Auctions, Cast Iron, Soldiers, Tin Toys — November 1, 2010 at 12:07 am

Noel Barrett: Old Salem Toy Museum and Thomas Gray Collection

NEW HOPE, Pa. – Last May the Old Salem Toy Museum in Old Salem, N.C., closed its doors for the last time on a spectacular collection of antique toys, holiday items, dolls’ houses and miniatures, and other children’s playthings, some dating to as early as 225 A.D. The collection was built over many years by businessman Thomas A. Gray and his mother Anne P. Gray, members of a highly respected family of North Carolina philanthropists. Both Tom Gray’s grandfather, James A. Gray, and his great-uncle, Bowman Gray Sr., held the position of chairman of the board of R.J. Reynolds Tobacco Company. One would presume correctly that the museum’s toy collection ranked among the very finest of its type.

While the museum is now part of antique toy history after eight years of operation, the collection has one last public appearance to fulfill, which it will do when it is auctioned by Noel Barrett on Nov. 19-20 in New Hope, Pa.

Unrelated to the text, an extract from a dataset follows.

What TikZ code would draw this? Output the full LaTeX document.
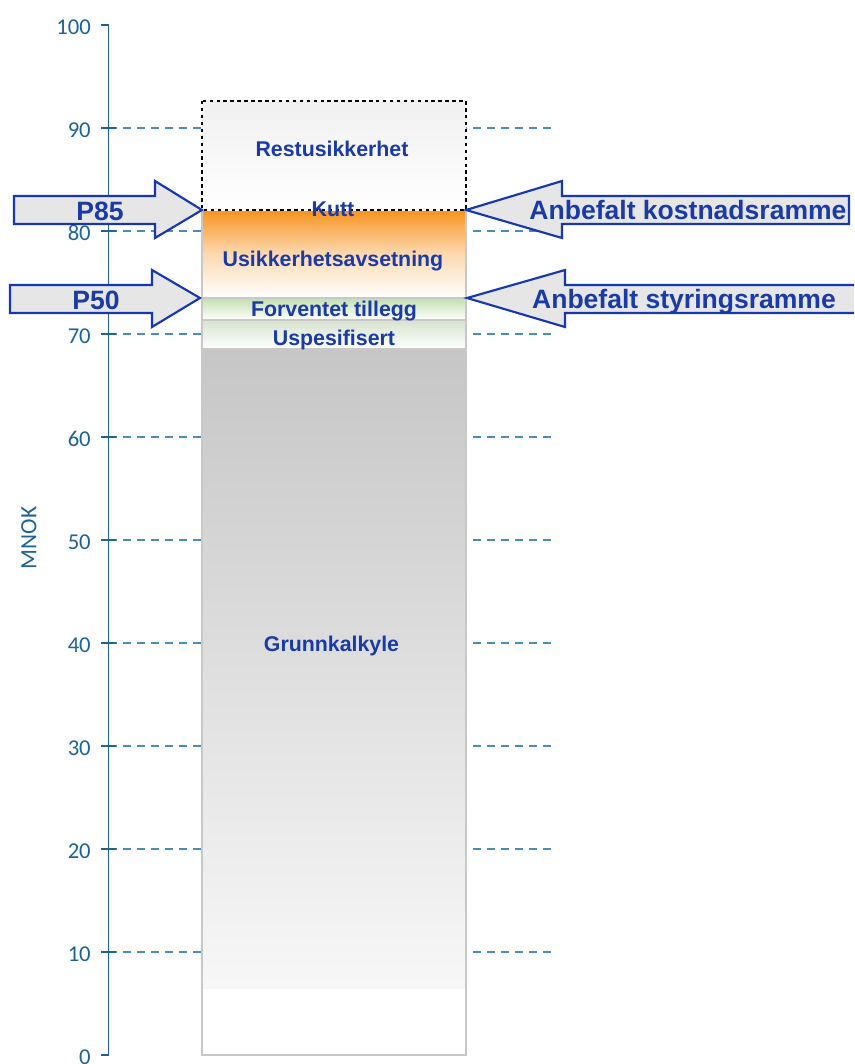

Proceeds from the auction will be used to acquire and conserve Moravian and Southern decorative art objects for the Old Salem Museum & Gardens, a restored 18th- and 19th-century North Carolina Moravian community that is part of a National Historic Landmark district.

Close to 900 lots will be offered in the Friday evening/Saturday auction sessions, with the main categories including early European and American toys, Erzgebirge carved-wood figures and sets, beautifully outfitted rooms and shops, Christmas and other holiday antiques, desirable German-made miniatures, and dolls’ houses.

While much of the museum’s focus is on German toys and dolls’ houses, Tom Gray also sought out great American toys. One of the treasures he acquired was George Brown’s Monitor. “Any aficionado would agree, this ship is an American toy masterpiece,” Barrett said.
“It’s one of the most highly prized pieces in the collection and will be auctioned together with an illustration from the George Brown Sketchbook.”

German toys of tin and other metals are highlighted by an incredible 33-inch-long Marklin child-size firepumper wagon large enough for two small children to pump simultaneously. It is the only known example, Barrett said. Additional key lots include a lovely clockwork
airplane roundabout with Wright Brothers-style biplanes and a lithographed American flag; and an oversize Fischer Bleriot-style airplane. Among the Marklin boats to be auctioned is a large-size Battleship New York.

At least 10 sets of German painted-wood figures in bentwood boxes reside in the collection, with Barrett’s favorite being a 19th-century Erzgebirge hunting set comprised of a hunter on his horse, a dog, eight trees with tightly curled wood shavings to replicate leafy branches, four deer and a wild boar. Described as being similar to sets depicted in an 1850 book, it is expected to make $8,000-$10,000 at auction. Also noteworthy in the section devoted to wood toys are: one of the most complete Schoenhut Humpty Dumpty Circuses ever to be displayed publicly, at least four different German-made menageries containing a wide array of miniature animals (mostly painted wood), and two rare hand-colored sample catalogs issued by German manufacturers.

“The two great strengths of the collections are the colorful painted wood toys from the Erzgebirge and the intricate miniatures made by premier European makers,” said Noel Barrett. “There’s a wonderful variety of miniatures by Rock & Graner, Evans & Cartwright, and many pieces of what are generically called ‘ormolu’ but recently were determined to have been made by Ehrhardt & Sohne for Marklin.”

Within the auction inventory’s many delightful miniatures by Rock & Graner are a jardinière with lithophane and serpentine front legs, and a squirrel cage that Barrett says is “even more elaborate than the one Flora Gill Jacobs had in the Washington Dolls’ House and Toy Museum.”